Plotting code records:
+ + +
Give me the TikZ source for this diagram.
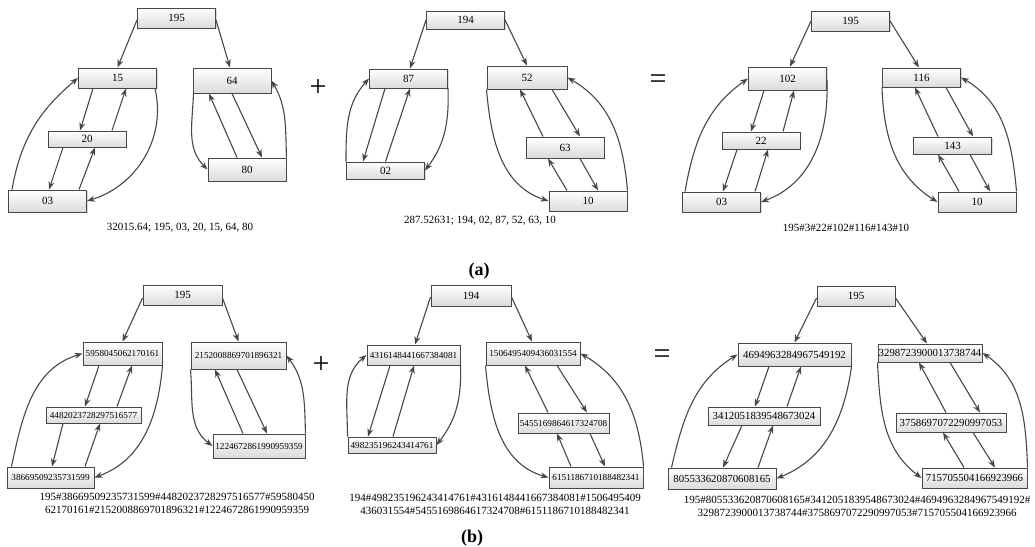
\documentclass[tikz,border=0pt]{standalone}
\usepackage{fontspec}
\setmainfont{Liberation Serif}
\usepackage{tikz}
\usetikzlibrary{arrows.meta, shadows}
\tikzstyle{keybox}   = [rectangle, draw=black!72, line width=1pt, top color=white, bottom color=black!14,
                        inner xsep=0.5pt, inner ysep=0pt, minimum width=78pt, minimum height=20pt,
                        font=\fontsize{11}{13}\selectfont,
                        drop shadow={shadow xshift=1pt, shadow yshift=-1pt, opacity=0.3}]
\tikzstyle{smallkey} = [keybox, font=\fontsize{9.2}{11}\selectfont]
\tikzstyle{bigkey}   = [keybox, font=\fontsize{10.8}{13}\selectfont]
\tikzstyle{arrow}    = [line width=1.1pt, draw=black!72, -{Stealth[length=8pt, width=6pt]}]
\tikzstyle{caption}  = [font=\fontsize{11}{13}\selectfont, align=center, inner sep=0pt]
\tikzstyle{operator} = [font=\fontsize{30}{30}\selectfont, inner sep=0pt]
\tikzstyle{panel}    = [font=\fontsize{18}{18}\selectfont\bfseries, inner sep=0pt]

\begin{document}
\begin{tikzpicture}[x=1pt, y=1pt]
  \useasboundingbox (0,0) rectangle (1035,-546);

  % --- (a) first tree ---
  \node (t1r) [keybox] at (176.5,-18) {195};
  \node (t1a) [keybox] at (117.5,-78) {15};
  \node (t1b) [keybox, minimum height=16pt] at (87,-139) {20};
  \node (t1c) [keybox, minimum height=22pt] at (47.5,-201) {03};
  \node (t1d) [keybox, minimum height=25pt] at (232,-80.5) {64};
  \node (t1e) [keybox, minimum height=23pt] at (247,-169.5) {80};
  \node (c1) [caption] at (180,-228) {32015.64; 195, 03, 20, 15, 64, 80};
  \node (plus1) [operator] at (318,-88) {+};

  \draw[arrow] ([yshift=-2pt]t1r.west) -- (t1a.north);
  \draw[arrow] ([yshift=-2pt]t1r.east) -- ([xshift=-2pt]t1d.north);
  \draw[arrow] ([xshift=-24.5pt]t1a.south) -- ([xshift=-7pt]t1b.north);
  \draw[arrow] ([xshift=25pt]t1b.north) -- ([xshift=8.5pt]t1a.south);
  \draw[arrow] ([xshift=-24pt]t1b.south) -- ([xshift=1.5pt]t1c.north);
  \draw[arrow] ([xshift=31.5pt]t1c.north) -- ([xshift=8pt]t1b.south);
  \draw[arrow] ([xshift=4pt]t1c.north west) to[out=80,in=220] (t1a.west);
  \draw[arrow] ([xshift=-2pt]t1a.south east) to[out=283,in=17] (t1c.east);
  \draw[arrow] ([xshift=1pt]t1d.south west) to[out=268,in=135] (t1e.west);
  \draw[arrow] ([xshift=-10pt]t1e.north) -- ([xshift=-23pt]t1d.south);
  \draw[arrow] (t1d.south) -- ([xshift=15pt]t1e.north);
  \draw[arrow] (t1e.north east) to[out=92,in=300] (t1d.east);

  % --- (a) second tree ---
  \node (t2r) [keybox, minimum height=18pt] at (465.5,-20) {194};
  \node (t2a) [keybox, minimum height=19pt] at (408.5,-78.5) {87};
  \node (t2b) [keybox, minimum height=17pt] at (385.5,-170.5) {02};
  \node (t2c) [keybox, minimum height=23pt, minimum width=80pt] at (527,-77.5) {52};
  \node (t2d) [keybox, minimum height=21pt] at (565,-147.5) {63};
  \node (t2e) [keybox] at (588,-201) {10};
  \node (c2) [caption] at (480,-221) {287.52631; 194, 02, 87, 52, 63, 10};

  \draw[arrow] (t2r.west) -- ([xshift=1.5pt]t2a.north);
  \draw[arrow] (t2r.east) -- (t2c.north);
  \draw[arrow] ([xshift=-23.5pt]t2a.south) -- ([xshift=-22.5pt]t2b.north);
  \draw[arrow] (t2b.north) -- ([xshift=1.5pt]t2a.south);
  \draw[arrow] (t2b.north west) to[out=90,in=228] (t2a.west);
  \draw[arrow] (t2a.south east) to[out=272,in=53] (t2b.east);
  \draw[arrow] (t2c.south west) to[out=275,in=162] (t2e.west);
  \draw[arrow] ([xshift=-22pt]t2d.north) -- ([xshift=-7pt]t2c.south);
  \draw[arrow] ([xshift=25pt]t2c.south) -- ([xshift=15pt]t2d.north);
  \draw[arrow] ([xshift=-21pt]t2e.north) -- ([xshift=-17pt]t2d.south);
  \draw[arrow] ([xshift=15pt]t2d.south) -- ([xshift=10pt]t2e.north);
  \draw[arrow] (t2e.north east) to[out=95,in=330] (t2c.east);

  % --- (a) sum tree ---
  \node (t3r) [keybox] at (850.5,-21) {195};
  \node (t3a) [keybox, minimum height=23pt] at (787.5,-78.5) {102};
  \node (t3b) [keybox, minimum height=17pt] at (761,-140.5) {22};
  \node (t3c) [keybox] at (721.5,-202) {03};
  \node (t3d) [keybox, minimum height=19pt] at (921.5,-77.5) {116};
  \node (t3e) [keybox, minimum height=17pt] at (952.5,-145.5) {143};
  \node (t3f) [keybox] at (977,-202) {10};
  \node (c3) [caption] at (846,-228) {195\#3\#22\#102\#116\#143\#10};
  \node (eq1) [operator] at (658,-82) {=};

  \draw[arrow] (t3r.west) -- ([xshift=2.5pt]t3a.north);
  \draw[arrow] (t3r.east) -- ([xshift=-2.5pt]t3d.north);
  \draw[arrow] ([xshift=-23.5pt]t3a.south) -- ([xshift=-10pt]t3b.north);
  \draw[arrow] ([xshift=22pt]t3b.north) -- ([xshift=6.5pt]t3a.south);
  \draw[arrow] ([xshift=-24pt]t3b.south) -- ([xshift=1.5pt]t3c.north);
  \draw[arrow] ([xshift=33.5pt]t3c.north) -- ([xshift=7pt]t3b.south);
  \draw[arrow] ([xshift=3pt]t3c.north west) to[out=80,in=215] (t3a.west);
  \draw[arrow] ([yshift=-2pt]t3a.east) to[out=272,in=20] (t3c.east);
  \draw[arrow] (t3d.south west) to[out=272,in=148] (t3f.west);
  \draw[arrow] ([xshift=-14.5pt]t3e.north) -- ([xshift=-6.5pt]t3d.south);
  \draw[arrow] ([xshift=24.5pt]t3d.south) -- ([xshift=20.5pt]t3e.north);
  \draw[arrow] ([xshift=-18pt]t3f.north) -- ([xshift=-14.5pt]t3e.south);
  \draw[arrow] ([xshift=17.5pt]t3e.south) -- ([xshift=13pt]t3f.north);
  \draw[arrow] (t3f.north east) to[out=95,in=330] (t3d.east);

  \node (lbla) [panel] at (479,-271) {(a)};

  % --- (b) first tree ---
  \node (b4r) [keybox, minimum width=79pt] at (182.5,-295) {195};
  \node (b4a) [smallkey, minimum width=79pt, minimum height=23pt] at (122.5,-353.5) {5958045062170161};
  \node (b4b) [smallkey, minimum width=95pt, minimum height=16pt] at (93.5,-415) {4482023728297516577};
  \node (b4c) [smallkey, minimum width=87pt, minimum height=21pt] at (50.5,-477.5) {38669509235731599};
  \node (b4d) [smallkey, minimum width=95pt, minimum height=27pt] at (238.5,-355.5) {2152008869701896321};
  \node (b4e) [smallkey, minimum width=92pt, minimum height=24pt] at (259,-446) {1224672861990959359};
  \node (c4) [caption] at (177,-503.5) {195\#38669509235731599\#4482023728297516577\#59580450\\62170161\#2152008869701896321\#1224672861990959359};
  \node (plus2) [operator] at (321,-365) {+};

  \draw[arrow] ([yshift=-3pt]b4r.west) -- (b4a.north);
  \draw[arrow] ([yshift=-3pt]b4r.east) -- (b4d.north);
  \draw[arrow] ([xshift=-23.5pt]b4a.south) -- ([xshift=-8.5pt]b4b.north);
  \draw[arrow] ([xshift=23.5pt]b4b.north) -- ([xshift=9.5pt]b4a.south);
  \draw[arrow] ([xshift=-30.5pt]b4b.south) -- ([xshift=1.5pt]b4c.north);
  \draw[arrow] ([xshift=34.5pt]b4c.north) -- ([xshift=6.5pt]b4b.south);
  \draw[arrow] ([xshift=5pt]b4c.north west) to[out=78,in=197] (b4a.west);
  \draw[arrow] (b4a.south east) to[out=265,in=20] (b4c.east);
  \draw[arrow] (b4d.south west) to[out=275,in=143] (b4e.west);
  \draw[arrow] ([xshift=-16pt]b4e.north) -- ([xshift=-23.5pt]b4d.south);
  \draw[arrow] ([xshift=-1.5pt]b4d.south) -- ([xshift=8pt]b4e.north);
  \draw[arrow] (b4e.north east) to[out=92,in=307] (b4d.east);

  % --- (b) second tree ---
  \node (b5r) [keybox, minimum width=80pt, minimum height=21pt] at (471,-295.5) {194};
  \node (b5a) [smallkey, minimum width=93pt] at (413.5,-355) {4316148441667384081};
  \node (b5b) [smallkey, minimum width=88pt, minimum height=16pt] at (392,-445) {498235196243414761};
  \node (b5c) [smallkey, minimum width=94pt, minimum height=23pt] at (533,-353.5) {1506495409436031554};
  \node (b5d) [smallkey, minimum width=91pt] at (563.5,-423) {5455169864617324708};
  \node (b5e) [smallkey, minimum width=94pt, minimum height=21pt] at (596,-477.5) {6151186710188482341};
  \node (c5) [caption] at (495,-504) {194\#498235196243414761\#4316148441667384081\#1506495409\\436031554\#5455169864617324708\#6151186710188482341};

  \draw[arrow] ([yshift=-1.5pt]b5r.west) -- ([xshift=1.5pt]b5a.north);
  \draw[arrow] ([yshift=-1.5pt]b5r.east) -- ([xshift=-1pt]b5c.north);
  \draw[arrow] ([xshift=-23.5pt]b5a.south) -- ([xshift=-24pt]b5b.north);
  \draw[arrow] ([xshift=1pt]b5b.north) -- ([xshift=0.5pt]b5a.south);
  \draw[arrow] (b5b.north west) to[out=90,in=220] (b5a.west);
  \draw[arrow] (b5a.south east) to[out=272,in=52] (b5b.east);
  \draw[arrow] (b5c.south west) to[out=275,in=164] (b5e.west);
  \draw[arrow] ([xshift=-15.5pt]b5d.north) -- ([xshift=-8pt]b5c.south);
  \draw[arrow] ([xshift=24pt]b5c.south) -- ([xshift=23.5pt]b5d.north);
  \draw[arrow] ([xshift=-25pt]b5e.north) -- ([xshift=-6.5pt]b5d.south);
  \draw[arrow] ([xshift=26.5pt]b5d.south) -- ([xshift=9pt]b5e.north);
  \draw[arrow] (b5e.north east) to[out=95,in=330] (b5c.east);

  % --- (b) sum tree ---
  \node (b6r) [keybox] at (856,-296) {195};
  \node (b6a) [bigkey, minimum width=113pt, minimum height=23pt] at (794.5,-354.5) {4694963284967549192};
  \node (b6b) [bigkey, minimum width=112pt, minimum height=18pt] at (764,-416) {3412051839548673024};
  \node (b6c) [bigkey, minimum width=108pt, minimum height=21pt] at (722,-478.5) {805533620870608165};
  \node (b6d) [bigkey, minimum width=104pt, minimum height=18pt] at (930,-353) {3298723900013738744};
  \node (b6e) [bigkey, minimum width=110pt, minimum height=19pt] at (951,-422.5) {3758697072290997053};
  \node (b6f) [bigkey, minimum width=105pt] at (974.5,-478) {715705504166923966};
  \node (c6) [caption] at (857,-506.5) {195\#805533620870608165\#3412051839548673024\#4694963284967549192\#\\3298723900013738744\#3758697072290997053\#715705504166923966};
  \node (eq2) [operator] at (662,-357) {=};

  \draw[arrow] ([yshift=-2pt]b6r.west) -- (b6a.north);
  \draw[arrow] ([yshift=-2pt]b6r.east) -- ([xshift=-3pt]b6d.north);
  \draw[arrow] ([xshift=-25.5pt]b6a.south) -- ([xshift=-9pt]b6b.north);
  \draw[arrow] ([xshift=23pt]b6b.north) -- ([xshift=6.5pt]b6a.south);
  \draw[arrow] ([xshift=-22pt]b6b.south) -- ([xshift=1pt]b6c.north);
  \draw[arrow] ([xshift=36pt]b6c.north) -- ([xshift=9pt]b6b.south);
  \draw[arrow] ([xshift=4pt]b6c.north west) to[out=77,in=212] (b6a.west);
  \draw[arrow] (b6a.south east) to[out=262,in=22] (b6c.east);
  \draw[arrow] (b6d.south west) to[out=273,in=143] (b6f.west);
  \draw[arrow] ([xshift=-5pt]b6e.north) -- ([xshift=-11pt]b6d.south);
  \draw[arrow] ([xshift=20pt]b6d.south) -- ([xshift=29pt]b6e.north);
  \draw[arrow] ([xshift=-10.5pt]b6f.north) -- ([xshift=-8pt]b6e.south);
  \draw[arrow] ([xshift=22pt]b6e.south) -- ([xshift=20.5pt]b6f.north);
  \draw[arrow] (b6f.north east) to[out=92,in=326] (b6d.east);

  \node (lblb) [panel] at (472,-538) {(b)};

\end{tikzpicture}
\end{document}
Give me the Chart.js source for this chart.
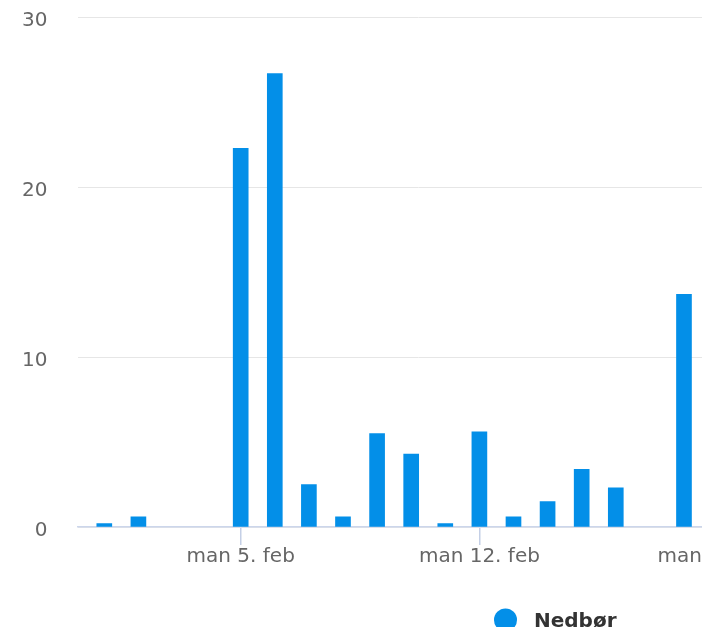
<!DOCTYPE html>
<html>
<head>
<meta charset="utf-8">
<script src="https://cdn.jsdelivr.net/npm/chart.js@4.4.1/dist/chart.umd.min.js"></script>
<style>
  html, body { margin: 0; padding: 0; overflow: hidden; background: #fff; }
  #wrap { width: 800px; height: 627px; }
</style>
</head>
<body>
<div id="wrap"><canvas id="myChart" width="800" height="627"></canvas></div>
<script>
// dager fra 1. feb (0 = tor 1. feb)
const dager = [0, 1, 2, 3, 4, 5, 6, 7, 8, 9, 10, 11, 12, 13, 14, 15, 16, 17]
// nedbør i mm
const nedbor = [0.2, 0.6, 0, 0, 22.3, 26.7, 2.5, 0.6, 5.5, 4.3, 0.2, 5.6, 0.6, 1.5, 3.4, 2.3, 0, 13.7]
// ticks på x-aksen (mandager)
const xTickDager = [4, 11, 18]
const xTickTekst = ["man 5. feb", "man 12. feb", "man 19. feb"]
const yTicks = [0, 10, 20, 30]

const blaa = "#038fe8"
const fontNavn = "'DejaVu Sans', Verdana, sans-serif"

// egen legend, plassert som i originalen
const minLegend = {
  id: "minLegend",
  afterDraw(chart) {
    const ctx = chart.ctx
    const ds = chart.data.datasets[0]
    ctx.save()
    ctx.fillStyle = ds.backgroundColor
    ctx.beginPath()
    ctx.arc(505.5, 620, 11.5, 0, Math.PI * 2)
    ctx.fill()
    ctx.fillStyle = "#333333"
    ctx.font = "bold 20px " + fontNavn
    ctx.textBaseline = "alphabetic"
    ctx.fillText(ds.label, 534, 627)
    ctx.restore()
  }
}

const nedborChart = new Chart("myChart", {
  type: "bar",
  data: {
    datasets: [{
      label: "Nedbør",
      backgroundColor: blaa,
      borderColor: blaa,
      borderWidth: 0,
      barThickness: 15,
      skipNull: true,
      // 0 mm gir ingen søyle
      data: dager.map((d, i) => ({ x: d, y: nedbor[i] === 0 ? null : nedbor[i] }))
    }]
  },
  options: {
    responsive: false,
    animation: false,
    layout: { padding: { top: 17.5, left: 0, right: 41, bottom: 0 } },
    plugins: {
      legend: { display: false },
      tooltip: { enabled: false }
    },
    scales: {
      x: {
        type: "linear",
        offset: false,
        min: -0.786,
        max: 19.2,
        afterBuildTicks(scale) {
          scale.ticks = xTickDager.map(v => ({ value: v }))
        },
        afterFit(scale) {
          scale.paddingLeft = 0
          scale.paddingRight = 0
          scale.height = 100
        },
        ticks: {
          autoSkip: false,
          maxRotation: 0,
          padding: 0,
          color: "#666666",
          font: { family: fontNavn, size: 20 },
          callback: function (v) {
            const i = xTickDager.indexOf(v)
            return i >= 0 ? xTickTekst[i] : ""
          }
        },
        grid: {
          offset: false,
          drawOnChartArea: false,
          color: "#c4cfe6",
          lineWidth: 1.5,
          tickLength: 18
        },
        border: { color: "#ccd6eb", width: 1.5 }
      },
      y: {
        min: 0,
        max: 30,
        afterBuildTicks(scale) {
          scale.ticks = yTicks.map(v => ({ value: v }))
        },
        afterFit(scale) {
          scale.width = 77.5
          scale.paddingTop = 0
          scale.paddingBottom = 0
        },
        ticks: {
          padding: 30,
          labelOffset: 3.5,
          color: "#666666",
          font: { family: fontNavn, size: 20 }
        },
        grid: {
          color: "#e6e6e6",
          drawTicks: false
        },
        border: { display: false }
      }
    }
  },
  plugins: [minLegend]
})
</script>
</body>
</html>
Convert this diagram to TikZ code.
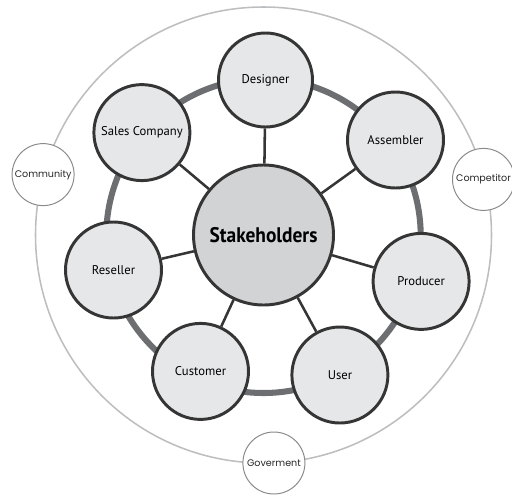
\documentclass[tikz,border=0pt]{standalone}
\usepackage{fontspec}
\setmainfont{PT Sans}
\newfontfamily\hubfont[FakeStretch=0.92]{PT Sans}
\newfontfamily\ringfont{Poppins}
\usepackage{xcolor}
\usetikzlibrary{backgrounds}

\definecolor{edgegray}{HTML}{353535}
\definecolor{actorfill}{HTML}{E6E7E8}
\definecolor{hubfill}{HTML}{D1D3D4}
\definecolor{ringgray}{HTML}{6D6E71}
\definecolor{outergray}{HTML}{BCBEC0}
\definecolor{circgray}{HTML}{8A8A8A}

\begin{document}
\begin{tikzpicture}[
  hub/.style={circle,draw=edgegray,line width=2.1pt,fill=hubfill,minimum size=3.5cm,
    inner sep=0pt,font=\hubfont\bfseries\fontsize{15}{18}\selectfont},
  actor/.style={circle,draw=edgegray,line width=2.1pt,fill=actorfill,minimum size=2.4cm,
    inner sep=0pt,font=\fontsize{9}{11}\selectfont},
  extern/.style={circle,draw=circgray,line width=0.7pt,fill=white,minimum size=1.55cm,
    inner sep=0pt,text=black!85,font=\ringfont\fontsize{6.8}{9}\selectfont},
  spoke/.style={edgegray,line width=1.8pt},
  ring/.style={ringgray,line width=4.3pt},
  outline/.style={outergray,line width=1.1pt}
]
\useasboundingbox (-6.5875,-6.5) rectangle (6.2125,5.875);

% centre and inner ring of actors
\node[hub] (S) at (0,0) {Stakeholders};

\node[actor,minimum size=2.35cm] (D) at ( 0.05, 3.875) {Designer};
\node[actor] (A)  at ( 3.30, 2.375) {Assembler};
\node[actor] (P)  at ( 3.94,-1.16 ) {Producer};
\node[actor] (U)  at ( 1.91,-3.50 ) {User};
\node[actor] (Cu) at (-1.575,-3.41) {Customer};
\node[actor] (R)  at (-3.75,-0.875) {Reseller};
\node[actor] (SC) at (-3.04, 2.56 ) {Sales Company};

% outer circle of external parties
\node[extern] (Co) at (-5.51, 1.51) {Community};
\node[extern] (Cp) at ( 5.50, 1.39) {Competitor};
\node[extern] (G)  at ( 0.26,-5.70) {Goverment};

\begin{scope}[on background layer]
  \draw[outline] (0,0) circle (5.7);
  \draw[ring] (0,-0.02) circle (3.93);
  \foreach \n in {D,A,P,U,Cu,R,SC}
    \draw[spoke] (S) -- (\n);
\end{scope}
\end{tikzpicture}
\end{document}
+ + +
YOUR TASK
Repeat the lines above, starting at the first and stopping after the line that holds "(plus1) [operator] at", with the pictures left out.

EXERCISE SOLUTION
Give me the TikZ source for this diagram.
\documentclass[tikz,border=0pt]{standalone}
\usepackage{fontspec}
\setmainfont{Liberation Serif}
\usepackage{tikz}
\usetikzlibrary{arrows.meta, shadows}
\tikzstyle{keybox}   = [rectangle, draw=black!72, line width=1pt, top color=white, bottom color=black!14,
                        inner xsep=0.5pt, inner ysep=0pt, minimum width=78pt, minimum height=20pt,
                        font=\fontsize{11}{13}\selectfont,
                        drop shadow={shadow xshift=1pt, shadow yshift=-1pt, opacity=0.3}]
\tikzstyle{smallkey} = [keybox, font=\fontsize{9.2}{11}\selectfont]
\tikzstyle{bigkey}   = [keybox, font=\fontsize{10.8}{13}\selectfont]
\tikzstyle{arrow}    = [line width=1.1pt, draw=black!72, -{Stealth[length=8pt, width=6pt]}]
\tikzstyle{caption}  = [font=\fontsize{11}{13}\selectfont, align=center, inner sep=0pt]
\tikzstyle{operator} = [font=\fontsize{30}{30}\selectfont, inner sep=0pt]
\tikzstyle{panel}    = [font=\fontsize{18}{18}\selectfont\bfseries, inner sep=0pt]

\begin{document}
\begin{tikzpicture}[x=1pt, y=1pt]
  \useasboundingbox (0,0) rectangle (1035,-546);

  % --- (a) first tree ---
  \node (t1r) [keybox] at (176.5,-18) {195};
  \node (t1a) [keybox] at (117.5,-78) {15};
  \node (t1b) [keybox, minimum height=16pt] at (87,-139) {20};
  \node (t1c) [keybox, minimum height=22pt] at (47.5,-201) {03};
  \node (t1d) [keybox, minimum height=25pt] at (232,-80.5) {64};
  \node (t1e) [keybox, minimum height=23pt] at (247,-169.5) {80};
  \node (c1) [caption] at (180,-228) {32015.64; 195, 03, 20, 15, 64, 80};
  \node (plus1) [operator] at (318,-88) {+};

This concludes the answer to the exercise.